Purpose
The purpose of this analysis project is to help students to develop analysis skills; specifically, how to evaluate data using Microsoft Excel. This part of the Puzzle Cube Challenge utilizes spreadsheet software to have students create scatterplots with data they have collected, and calculate standard set-of-data functions (mean, median, mode, and range) that are derived from that data. Students learn how to incorporate technology into contemporary settings to find useful data quickly and accurately. This is a useful skill for deriving patterns out of data that appears to make no sense.
The pictures shown below are the representations of the stats I collected for my puzzle cube from test subjects. The stats were created on Microsoft Excel. This is the final stage of the project: analyzing data, and then if needed, making changes to the product. (My product seems to be unmarketable, considering the fact that around 15 people gave up on it and most of the people who solved it took a long time to do so.)
Conclusion Questions/Answers
1. Why is it important to model an idea before making a final prototype?
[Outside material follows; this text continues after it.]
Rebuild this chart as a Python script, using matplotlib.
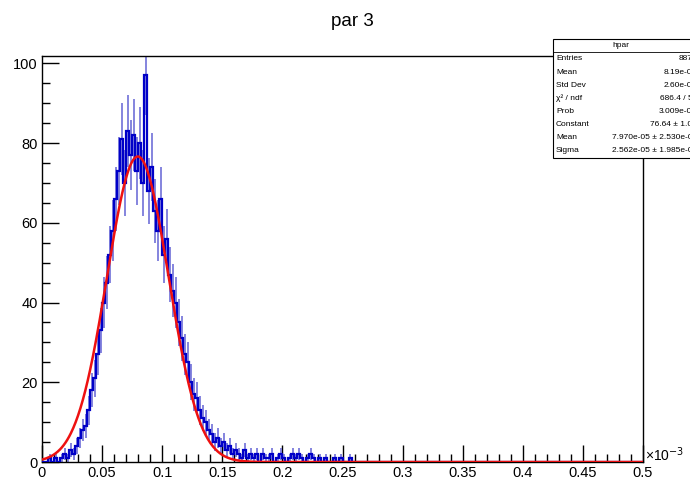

It is important to model an idea before making a final prototype because it shines a different light on the design, and may show any mistakes you missed before. Having an idea laid out in 3-D as something you can hold and can highlight any problems that were previously hidden from view. If mistakes are found, the idea can be modified, and the prototype has a much higher chance of coming out the way it was intended to be. In addition, if a prototype is created using a lot of money, and it had errors, then a new one has to be created, using that money again. If a model is fabricated, it might not need as much money, but the same errors could be detected. To further add to the topic, the creation itself of the model may reveal construction errors that could mess up the production of the final design product later on.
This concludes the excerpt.